* [WORK TO BE COMPLETED]: Begin with the first line of the listing and quote every line through the one containing "import * as"; give only those lines.

* [RAW DATA]:
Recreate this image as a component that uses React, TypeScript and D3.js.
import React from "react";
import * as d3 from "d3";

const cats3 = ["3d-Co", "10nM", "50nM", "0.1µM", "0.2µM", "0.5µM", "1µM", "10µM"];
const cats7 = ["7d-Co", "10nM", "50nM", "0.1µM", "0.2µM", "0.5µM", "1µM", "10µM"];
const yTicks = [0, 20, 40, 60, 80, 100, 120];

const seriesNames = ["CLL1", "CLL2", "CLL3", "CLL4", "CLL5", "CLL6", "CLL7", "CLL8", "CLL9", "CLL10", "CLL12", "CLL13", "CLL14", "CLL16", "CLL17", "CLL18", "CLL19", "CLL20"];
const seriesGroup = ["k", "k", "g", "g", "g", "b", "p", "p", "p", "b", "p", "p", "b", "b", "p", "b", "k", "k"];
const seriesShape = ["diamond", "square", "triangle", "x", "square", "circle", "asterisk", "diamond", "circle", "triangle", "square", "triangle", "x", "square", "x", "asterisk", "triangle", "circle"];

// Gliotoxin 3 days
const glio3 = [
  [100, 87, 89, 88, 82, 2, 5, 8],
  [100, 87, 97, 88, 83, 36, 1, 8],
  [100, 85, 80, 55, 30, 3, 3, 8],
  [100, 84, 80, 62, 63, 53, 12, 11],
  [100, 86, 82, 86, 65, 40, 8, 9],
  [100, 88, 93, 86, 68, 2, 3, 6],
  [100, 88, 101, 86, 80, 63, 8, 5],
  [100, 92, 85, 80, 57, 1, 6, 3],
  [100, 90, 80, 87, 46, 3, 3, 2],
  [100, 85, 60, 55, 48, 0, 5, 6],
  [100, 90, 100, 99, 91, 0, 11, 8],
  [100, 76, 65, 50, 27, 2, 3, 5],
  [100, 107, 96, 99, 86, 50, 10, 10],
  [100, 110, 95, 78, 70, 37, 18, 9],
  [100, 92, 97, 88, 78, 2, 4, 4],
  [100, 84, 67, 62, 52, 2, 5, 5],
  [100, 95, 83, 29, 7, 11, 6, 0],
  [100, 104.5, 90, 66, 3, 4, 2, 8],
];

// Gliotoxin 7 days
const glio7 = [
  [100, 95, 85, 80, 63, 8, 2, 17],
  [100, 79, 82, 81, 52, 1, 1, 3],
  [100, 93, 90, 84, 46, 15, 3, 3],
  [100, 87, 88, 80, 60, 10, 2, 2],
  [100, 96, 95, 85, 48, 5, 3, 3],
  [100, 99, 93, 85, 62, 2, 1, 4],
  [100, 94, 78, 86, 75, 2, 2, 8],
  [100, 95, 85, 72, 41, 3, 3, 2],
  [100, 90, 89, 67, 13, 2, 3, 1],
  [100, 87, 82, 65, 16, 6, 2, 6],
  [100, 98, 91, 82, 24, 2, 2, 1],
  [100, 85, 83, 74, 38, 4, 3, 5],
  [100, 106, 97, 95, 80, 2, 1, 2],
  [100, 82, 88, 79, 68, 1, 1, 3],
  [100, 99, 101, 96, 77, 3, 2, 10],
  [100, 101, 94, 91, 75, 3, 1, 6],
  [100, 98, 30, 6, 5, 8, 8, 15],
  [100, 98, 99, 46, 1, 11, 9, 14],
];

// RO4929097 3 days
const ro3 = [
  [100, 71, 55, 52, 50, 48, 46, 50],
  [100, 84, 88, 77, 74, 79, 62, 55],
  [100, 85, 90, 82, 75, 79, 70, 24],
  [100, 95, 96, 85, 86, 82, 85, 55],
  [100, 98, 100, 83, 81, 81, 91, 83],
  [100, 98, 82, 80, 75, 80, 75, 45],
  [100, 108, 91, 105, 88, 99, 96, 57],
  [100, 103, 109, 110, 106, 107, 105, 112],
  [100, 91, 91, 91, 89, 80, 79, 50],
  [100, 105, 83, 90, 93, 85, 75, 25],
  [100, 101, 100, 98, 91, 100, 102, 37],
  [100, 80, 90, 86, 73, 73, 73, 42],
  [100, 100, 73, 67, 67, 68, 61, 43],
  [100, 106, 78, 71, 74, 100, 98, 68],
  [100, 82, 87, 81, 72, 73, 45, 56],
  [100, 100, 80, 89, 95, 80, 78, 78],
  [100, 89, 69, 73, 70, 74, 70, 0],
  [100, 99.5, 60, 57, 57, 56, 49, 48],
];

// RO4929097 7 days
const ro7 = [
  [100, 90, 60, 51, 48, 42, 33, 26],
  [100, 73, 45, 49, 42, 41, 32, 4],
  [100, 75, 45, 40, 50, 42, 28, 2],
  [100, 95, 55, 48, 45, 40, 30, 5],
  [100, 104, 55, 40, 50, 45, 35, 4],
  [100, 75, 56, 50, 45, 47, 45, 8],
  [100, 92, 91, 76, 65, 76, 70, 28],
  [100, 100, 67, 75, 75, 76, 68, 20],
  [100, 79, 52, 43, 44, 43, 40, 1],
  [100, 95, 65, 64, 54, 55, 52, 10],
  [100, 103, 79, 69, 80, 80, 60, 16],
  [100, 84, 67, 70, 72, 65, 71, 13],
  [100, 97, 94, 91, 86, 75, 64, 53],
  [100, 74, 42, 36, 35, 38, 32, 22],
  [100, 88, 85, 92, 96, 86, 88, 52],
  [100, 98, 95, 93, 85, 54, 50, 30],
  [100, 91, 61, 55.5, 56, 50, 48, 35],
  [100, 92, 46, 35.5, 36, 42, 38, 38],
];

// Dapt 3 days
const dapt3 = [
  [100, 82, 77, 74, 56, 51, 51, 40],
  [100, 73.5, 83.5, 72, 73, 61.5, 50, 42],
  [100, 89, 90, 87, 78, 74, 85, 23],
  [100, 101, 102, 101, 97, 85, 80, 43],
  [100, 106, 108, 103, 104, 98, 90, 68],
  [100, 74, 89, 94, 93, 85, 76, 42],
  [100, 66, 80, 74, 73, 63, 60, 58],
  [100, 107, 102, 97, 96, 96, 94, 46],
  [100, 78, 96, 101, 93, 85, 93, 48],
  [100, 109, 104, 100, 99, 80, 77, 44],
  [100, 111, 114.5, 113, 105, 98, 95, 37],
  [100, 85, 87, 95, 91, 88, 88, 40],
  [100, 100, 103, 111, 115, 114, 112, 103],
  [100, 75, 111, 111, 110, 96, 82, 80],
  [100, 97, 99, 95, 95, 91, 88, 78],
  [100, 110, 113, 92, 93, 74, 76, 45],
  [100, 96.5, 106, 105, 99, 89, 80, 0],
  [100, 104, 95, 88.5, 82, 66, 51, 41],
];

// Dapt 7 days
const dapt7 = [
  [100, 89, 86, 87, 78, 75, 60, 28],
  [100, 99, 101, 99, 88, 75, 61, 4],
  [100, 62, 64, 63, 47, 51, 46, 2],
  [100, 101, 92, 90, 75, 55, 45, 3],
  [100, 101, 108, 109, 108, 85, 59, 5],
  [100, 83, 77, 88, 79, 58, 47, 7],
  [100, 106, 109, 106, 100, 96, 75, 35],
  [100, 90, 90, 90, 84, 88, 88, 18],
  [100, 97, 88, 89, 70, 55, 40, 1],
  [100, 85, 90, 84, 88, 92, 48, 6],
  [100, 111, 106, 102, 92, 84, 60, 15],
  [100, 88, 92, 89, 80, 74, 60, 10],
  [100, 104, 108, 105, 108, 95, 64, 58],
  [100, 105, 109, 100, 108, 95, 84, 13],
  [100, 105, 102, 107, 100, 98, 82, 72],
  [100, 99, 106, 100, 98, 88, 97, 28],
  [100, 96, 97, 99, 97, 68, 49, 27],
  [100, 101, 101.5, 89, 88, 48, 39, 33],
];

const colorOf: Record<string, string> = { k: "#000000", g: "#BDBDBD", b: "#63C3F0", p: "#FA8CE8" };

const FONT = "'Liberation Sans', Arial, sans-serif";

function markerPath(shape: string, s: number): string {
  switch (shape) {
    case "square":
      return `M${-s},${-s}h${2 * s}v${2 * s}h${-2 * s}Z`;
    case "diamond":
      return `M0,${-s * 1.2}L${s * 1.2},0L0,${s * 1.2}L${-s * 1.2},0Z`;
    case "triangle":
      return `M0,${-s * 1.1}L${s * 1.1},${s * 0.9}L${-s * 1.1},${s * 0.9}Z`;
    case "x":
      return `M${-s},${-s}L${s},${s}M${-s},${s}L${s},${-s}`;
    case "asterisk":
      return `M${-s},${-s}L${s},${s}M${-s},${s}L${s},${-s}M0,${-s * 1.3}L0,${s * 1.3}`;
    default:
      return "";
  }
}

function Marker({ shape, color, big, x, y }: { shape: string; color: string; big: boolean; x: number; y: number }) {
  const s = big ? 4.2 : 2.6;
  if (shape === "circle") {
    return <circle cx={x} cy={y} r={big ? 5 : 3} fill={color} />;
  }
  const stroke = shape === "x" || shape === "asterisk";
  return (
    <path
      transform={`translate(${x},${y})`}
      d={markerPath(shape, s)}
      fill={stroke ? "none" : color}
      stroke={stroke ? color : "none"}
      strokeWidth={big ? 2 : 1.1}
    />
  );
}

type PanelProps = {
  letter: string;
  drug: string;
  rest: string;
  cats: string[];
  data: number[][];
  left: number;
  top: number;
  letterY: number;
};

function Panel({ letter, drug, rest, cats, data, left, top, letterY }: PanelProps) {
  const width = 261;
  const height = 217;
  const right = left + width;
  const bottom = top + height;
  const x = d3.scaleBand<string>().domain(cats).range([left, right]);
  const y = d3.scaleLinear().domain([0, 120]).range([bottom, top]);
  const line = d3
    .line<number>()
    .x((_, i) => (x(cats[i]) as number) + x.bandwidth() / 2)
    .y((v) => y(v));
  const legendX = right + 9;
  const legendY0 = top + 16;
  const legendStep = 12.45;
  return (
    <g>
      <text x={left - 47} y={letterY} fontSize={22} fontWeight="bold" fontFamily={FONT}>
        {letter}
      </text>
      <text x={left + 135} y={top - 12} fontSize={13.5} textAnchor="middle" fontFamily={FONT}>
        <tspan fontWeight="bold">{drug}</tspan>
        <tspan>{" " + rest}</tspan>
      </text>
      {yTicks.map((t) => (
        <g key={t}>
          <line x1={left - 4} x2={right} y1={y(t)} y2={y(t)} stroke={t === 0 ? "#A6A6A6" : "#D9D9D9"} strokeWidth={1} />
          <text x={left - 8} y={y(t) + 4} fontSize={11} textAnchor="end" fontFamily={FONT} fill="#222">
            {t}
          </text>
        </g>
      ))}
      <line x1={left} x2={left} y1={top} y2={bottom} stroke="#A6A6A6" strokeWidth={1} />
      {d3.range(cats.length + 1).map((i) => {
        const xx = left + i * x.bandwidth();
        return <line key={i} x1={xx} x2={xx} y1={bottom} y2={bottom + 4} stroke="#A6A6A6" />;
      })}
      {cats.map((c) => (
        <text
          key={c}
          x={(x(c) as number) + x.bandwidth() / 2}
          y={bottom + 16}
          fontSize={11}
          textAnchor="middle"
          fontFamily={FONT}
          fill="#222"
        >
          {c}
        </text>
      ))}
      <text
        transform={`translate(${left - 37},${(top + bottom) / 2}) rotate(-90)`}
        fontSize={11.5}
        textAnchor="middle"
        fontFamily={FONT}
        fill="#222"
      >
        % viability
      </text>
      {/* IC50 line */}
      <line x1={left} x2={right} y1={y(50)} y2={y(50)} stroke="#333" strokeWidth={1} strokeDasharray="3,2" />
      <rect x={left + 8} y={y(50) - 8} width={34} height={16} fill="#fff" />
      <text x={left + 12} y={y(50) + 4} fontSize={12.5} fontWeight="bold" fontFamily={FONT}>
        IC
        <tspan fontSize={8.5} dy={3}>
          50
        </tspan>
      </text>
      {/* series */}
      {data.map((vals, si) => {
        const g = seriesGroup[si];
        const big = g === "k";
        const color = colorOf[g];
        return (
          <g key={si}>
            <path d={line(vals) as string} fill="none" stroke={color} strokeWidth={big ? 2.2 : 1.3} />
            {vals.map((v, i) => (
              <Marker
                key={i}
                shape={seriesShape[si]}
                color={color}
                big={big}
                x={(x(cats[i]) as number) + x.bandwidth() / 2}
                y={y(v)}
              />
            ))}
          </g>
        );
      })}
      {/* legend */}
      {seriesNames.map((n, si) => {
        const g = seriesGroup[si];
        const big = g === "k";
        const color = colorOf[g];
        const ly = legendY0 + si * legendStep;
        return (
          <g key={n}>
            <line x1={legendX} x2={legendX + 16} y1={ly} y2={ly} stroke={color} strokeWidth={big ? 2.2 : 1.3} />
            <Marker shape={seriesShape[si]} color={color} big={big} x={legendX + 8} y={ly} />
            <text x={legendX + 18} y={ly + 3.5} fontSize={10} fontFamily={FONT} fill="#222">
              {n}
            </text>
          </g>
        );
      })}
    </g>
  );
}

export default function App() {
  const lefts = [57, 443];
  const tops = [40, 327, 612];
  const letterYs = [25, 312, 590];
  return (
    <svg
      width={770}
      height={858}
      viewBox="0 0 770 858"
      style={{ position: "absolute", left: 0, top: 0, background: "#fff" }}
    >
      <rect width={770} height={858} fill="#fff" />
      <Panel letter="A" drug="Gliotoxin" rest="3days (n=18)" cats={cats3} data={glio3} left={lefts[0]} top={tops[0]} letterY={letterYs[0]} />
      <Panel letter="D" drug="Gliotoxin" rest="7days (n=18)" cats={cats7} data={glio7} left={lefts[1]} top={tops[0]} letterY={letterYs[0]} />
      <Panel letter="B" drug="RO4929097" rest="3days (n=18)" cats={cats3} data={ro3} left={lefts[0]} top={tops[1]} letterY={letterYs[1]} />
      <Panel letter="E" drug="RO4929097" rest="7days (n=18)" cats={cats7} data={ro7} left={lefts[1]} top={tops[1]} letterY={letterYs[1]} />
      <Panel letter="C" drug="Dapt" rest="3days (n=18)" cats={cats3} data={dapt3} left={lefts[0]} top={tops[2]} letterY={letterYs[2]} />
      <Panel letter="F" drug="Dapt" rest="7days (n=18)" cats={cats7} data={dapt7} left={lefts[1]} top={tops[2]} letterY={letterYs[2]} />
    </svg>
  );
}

* [ANSWER TO THE EXERCISE]:
Recreate this image as a component that uses React, TypeScript and D3.js.
import React from "react";
import * as d3 from "d3";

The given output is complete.